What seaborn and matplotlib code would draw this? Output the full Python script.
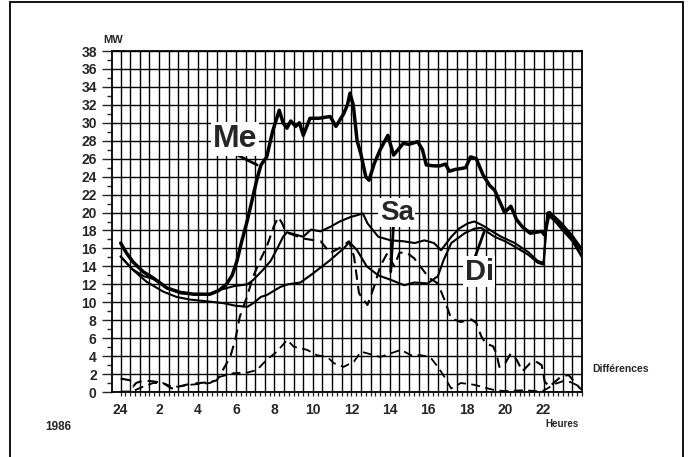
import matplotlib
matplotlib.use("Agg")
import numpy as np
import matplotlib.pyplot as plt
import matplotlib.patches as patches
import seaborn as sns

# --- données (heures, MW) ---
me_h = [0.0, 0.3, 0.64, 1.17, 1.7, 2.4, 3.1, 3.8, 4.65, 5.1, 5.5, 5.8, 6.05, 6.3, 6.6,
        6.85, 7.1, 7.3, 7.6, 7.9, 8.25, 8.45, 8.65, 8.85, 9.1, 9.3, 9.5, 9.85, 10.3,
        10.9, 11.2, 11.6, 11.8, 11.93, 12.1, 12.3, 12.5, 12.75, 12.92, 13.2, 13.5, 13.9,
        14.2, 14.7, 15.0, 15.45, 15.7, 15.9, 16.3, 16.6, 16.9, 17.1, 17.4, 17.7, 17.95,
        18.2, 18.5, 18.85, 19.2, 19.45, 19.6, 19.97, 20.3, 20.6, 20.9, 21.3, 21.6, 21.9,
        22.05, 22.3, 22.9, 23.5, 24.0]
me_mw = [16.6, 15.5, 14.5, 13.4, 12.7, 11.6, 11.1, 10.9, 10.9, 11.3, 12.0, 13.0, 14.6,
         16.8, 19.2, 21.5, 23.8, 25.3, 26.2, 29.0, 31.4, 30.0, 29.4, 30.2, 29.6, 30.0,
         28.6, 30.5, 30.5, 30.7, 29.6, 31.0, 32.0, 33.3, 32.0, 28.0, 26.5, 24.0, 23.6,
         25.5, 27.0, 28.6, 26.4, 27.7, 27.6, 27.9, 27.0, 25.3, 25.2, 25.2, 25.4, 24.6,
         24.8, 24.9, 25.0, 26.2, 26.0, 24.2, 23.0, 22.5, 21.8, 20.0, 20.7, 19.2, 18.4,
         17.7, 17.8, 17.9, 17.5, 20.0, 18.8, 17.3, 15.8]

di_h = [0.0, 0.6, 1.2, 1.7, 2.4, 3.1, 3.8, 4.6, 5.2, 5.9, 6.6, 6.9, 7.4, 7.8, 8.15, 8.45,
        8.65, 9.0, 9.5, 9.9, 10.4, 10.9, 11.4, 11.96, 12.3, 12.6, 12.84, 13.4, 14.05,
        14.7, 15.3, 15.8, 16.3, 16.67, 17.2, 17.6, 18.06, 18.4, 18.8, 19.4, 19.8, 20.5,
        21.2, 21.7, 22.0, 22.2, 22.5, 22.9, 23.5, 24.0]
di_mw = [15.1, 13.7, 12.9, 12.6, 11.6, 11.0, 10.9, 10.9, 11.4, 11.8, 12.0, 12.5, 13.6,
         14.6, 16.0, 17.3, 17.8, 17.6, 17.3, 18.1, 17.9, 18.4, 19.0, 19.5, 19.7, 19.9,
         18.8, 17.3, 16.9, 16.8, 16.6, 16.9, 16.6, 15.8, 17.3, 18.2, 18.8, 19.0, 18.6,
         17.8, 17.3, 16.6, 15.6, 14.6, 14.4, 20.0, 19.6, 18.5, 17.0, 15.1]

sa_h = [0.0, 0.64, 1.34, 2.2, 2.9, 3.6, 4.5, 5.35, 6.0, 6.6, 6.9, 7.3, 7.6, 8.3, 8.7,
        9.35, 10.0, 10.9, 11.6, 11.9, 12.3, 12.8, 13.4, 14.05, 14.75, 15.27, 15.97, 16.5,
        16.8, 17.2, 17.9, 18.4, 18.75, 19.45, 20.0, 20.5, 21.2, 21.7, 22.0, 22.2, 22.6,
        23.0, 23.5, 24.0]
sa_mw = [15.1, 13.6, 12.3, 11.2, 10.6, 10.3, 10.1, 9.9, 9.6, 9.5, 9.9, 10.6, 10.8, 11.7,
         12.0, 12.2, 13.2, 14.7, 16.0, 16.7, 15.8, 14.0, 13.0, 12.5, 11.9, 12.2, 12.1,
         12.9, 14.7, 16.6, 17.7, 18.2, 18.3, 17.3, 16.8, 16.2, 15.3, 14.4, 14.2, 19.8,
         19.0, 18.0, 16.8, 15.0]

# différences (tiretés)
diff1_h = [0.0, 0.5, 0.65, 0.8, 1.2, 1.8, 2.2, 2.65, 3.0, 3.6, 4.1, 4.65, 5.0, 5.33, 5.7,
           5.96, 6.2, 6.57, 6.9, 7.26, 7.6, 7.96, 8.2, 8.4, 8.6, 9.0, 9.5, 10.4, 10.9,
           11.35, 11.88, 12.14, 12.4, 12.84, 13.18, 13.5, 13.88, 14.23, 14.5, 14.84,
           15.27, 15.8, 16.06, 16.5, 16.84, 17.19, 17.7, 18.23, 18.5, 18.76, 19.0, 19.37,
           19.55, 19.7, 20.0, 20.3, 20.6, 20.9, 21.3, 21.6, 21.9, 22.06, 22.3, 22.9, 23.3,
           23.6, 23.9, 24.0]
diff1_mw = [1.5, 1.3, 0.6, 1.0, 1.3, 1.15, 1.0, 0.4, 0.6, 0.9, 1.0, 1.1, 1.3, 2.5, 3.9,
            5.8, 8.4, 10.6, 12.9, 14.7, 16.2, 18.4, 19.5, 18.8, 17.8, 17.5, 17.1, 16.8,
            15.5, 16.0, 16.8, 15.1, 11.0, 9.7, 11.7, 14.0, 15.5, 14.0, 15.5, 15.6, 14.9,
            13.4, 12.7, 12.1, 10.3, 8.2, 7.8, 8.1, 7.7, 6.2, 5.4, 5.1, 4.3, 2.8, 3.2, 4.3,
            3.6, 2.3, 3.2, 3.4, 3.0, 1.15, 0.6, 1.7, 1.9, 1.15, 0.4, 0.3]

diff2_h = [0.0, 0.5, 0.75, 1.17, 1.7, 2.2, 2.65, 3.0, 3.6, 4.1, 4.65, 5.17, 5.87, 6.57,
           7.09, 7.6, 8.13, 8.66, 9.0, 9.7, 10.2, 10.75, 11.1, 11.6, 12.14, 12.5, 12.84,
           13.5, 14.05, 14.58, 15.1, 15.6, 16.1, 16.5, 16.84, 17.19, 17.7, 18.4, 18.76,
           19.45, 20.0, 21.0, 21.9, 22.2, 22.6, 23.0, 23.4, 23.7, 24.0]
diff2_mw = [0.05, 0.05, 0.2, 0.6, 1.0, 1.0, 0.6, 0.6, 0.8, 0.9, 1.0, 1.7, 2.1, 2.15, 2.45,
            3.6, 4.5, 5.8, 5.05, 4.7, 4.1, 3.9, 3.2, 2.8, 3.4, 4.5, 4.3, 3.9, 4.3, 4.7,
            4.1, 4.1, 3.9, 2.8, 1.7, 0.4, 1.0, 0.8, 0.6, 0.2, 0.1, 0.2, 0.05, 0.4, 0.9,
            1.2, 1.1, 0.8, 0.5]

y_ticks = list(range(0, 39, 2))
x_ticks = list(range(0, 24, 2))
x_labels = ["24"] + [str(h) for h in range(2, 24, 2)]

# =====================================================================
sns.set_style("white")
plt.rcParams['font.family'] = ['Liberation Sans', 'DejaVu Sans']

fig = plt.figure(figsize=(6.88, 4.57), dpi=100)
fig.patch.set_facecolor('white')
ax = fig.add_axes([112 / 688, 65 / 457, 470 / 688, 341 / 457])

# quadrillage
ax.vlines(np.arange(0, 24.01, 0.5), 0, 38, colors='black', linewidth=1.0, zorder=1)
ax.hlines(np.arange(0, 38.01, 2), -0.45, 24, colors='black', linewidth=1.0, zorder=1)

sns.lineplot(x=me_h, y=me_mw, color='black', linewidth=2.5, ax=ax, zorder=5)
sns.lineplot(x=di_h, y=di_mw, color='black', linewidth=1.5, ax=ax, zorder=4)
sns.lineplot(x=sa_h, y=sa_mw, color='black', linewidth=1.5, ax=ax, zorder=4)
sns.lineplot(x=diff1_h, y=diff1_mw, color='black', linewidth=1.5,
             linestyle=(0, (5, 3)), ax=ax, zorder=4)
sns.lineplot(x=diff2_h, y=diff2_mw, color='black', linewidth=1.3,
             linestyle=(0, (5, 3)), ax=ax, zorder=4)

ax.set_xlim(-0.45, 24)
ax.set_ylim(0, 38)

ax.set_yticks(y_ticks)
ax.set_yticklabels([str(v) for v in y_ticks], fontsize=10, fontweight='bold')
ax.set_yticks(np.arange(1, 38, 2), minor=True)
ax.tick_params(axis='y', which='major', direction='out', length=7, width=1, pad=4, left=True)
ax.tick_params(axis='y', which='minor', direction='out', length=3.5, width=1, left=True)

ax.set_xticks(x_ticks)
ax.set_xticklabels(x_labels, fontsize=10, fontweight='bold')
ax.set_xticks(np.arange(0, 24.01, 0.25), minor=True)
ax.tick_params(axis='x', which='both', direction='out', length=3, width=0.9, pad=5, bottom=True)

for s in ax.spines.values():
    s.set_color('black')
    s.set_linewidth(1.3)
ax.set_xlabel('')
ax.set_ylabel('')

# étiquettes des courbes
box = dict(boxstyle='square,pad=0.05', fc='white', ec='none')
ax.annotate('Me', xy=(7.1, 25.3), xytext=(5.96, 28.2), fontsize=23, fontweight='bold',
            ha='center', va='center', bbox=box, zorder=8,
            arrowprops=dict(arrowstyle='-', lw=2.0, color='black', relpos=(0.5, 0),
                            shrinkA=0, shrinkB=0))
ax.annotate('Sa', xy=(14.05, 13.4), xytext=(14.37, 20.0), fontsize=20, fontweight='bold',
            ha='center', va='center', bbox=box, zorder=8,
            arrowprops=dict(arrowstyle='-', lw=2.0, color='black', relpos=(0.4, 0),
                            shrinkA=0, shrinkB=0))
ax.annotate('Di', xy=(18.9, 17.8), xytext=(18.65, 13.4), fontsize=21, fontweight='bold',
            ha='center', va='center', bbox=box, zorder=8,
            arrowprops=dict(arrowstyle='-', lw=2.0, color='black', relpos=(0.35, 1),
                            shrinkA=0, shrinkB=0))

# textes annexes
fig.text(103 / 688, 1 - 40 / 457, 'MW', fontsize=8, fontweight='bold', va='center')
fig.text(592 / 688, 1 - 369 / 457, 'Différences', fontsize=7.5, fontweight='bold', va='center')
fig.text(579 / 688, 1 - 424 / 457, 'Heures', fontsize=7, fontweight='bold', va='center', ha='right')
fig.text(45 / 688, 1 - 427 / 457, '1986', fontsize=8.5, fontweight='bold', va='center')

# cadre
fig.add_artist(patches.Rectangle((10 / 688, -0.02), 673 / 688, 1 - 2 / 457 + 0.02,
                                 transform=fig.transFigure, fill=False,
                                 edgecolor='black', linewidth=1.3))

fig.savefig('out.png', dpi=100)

§ Your instructions
Look at the listing and set down only the lines from its start through the line with "import seaborn as sns", word for word and without pictures.

§ Result
What seaborn and matplotlib code would draw this? Output the full Python script.
import matplotlib
matplotlib.use("Agg")
import numpy as np
import matplotlib.pyplot as plt
import matplotlib.patches as patches
import seaborn as sns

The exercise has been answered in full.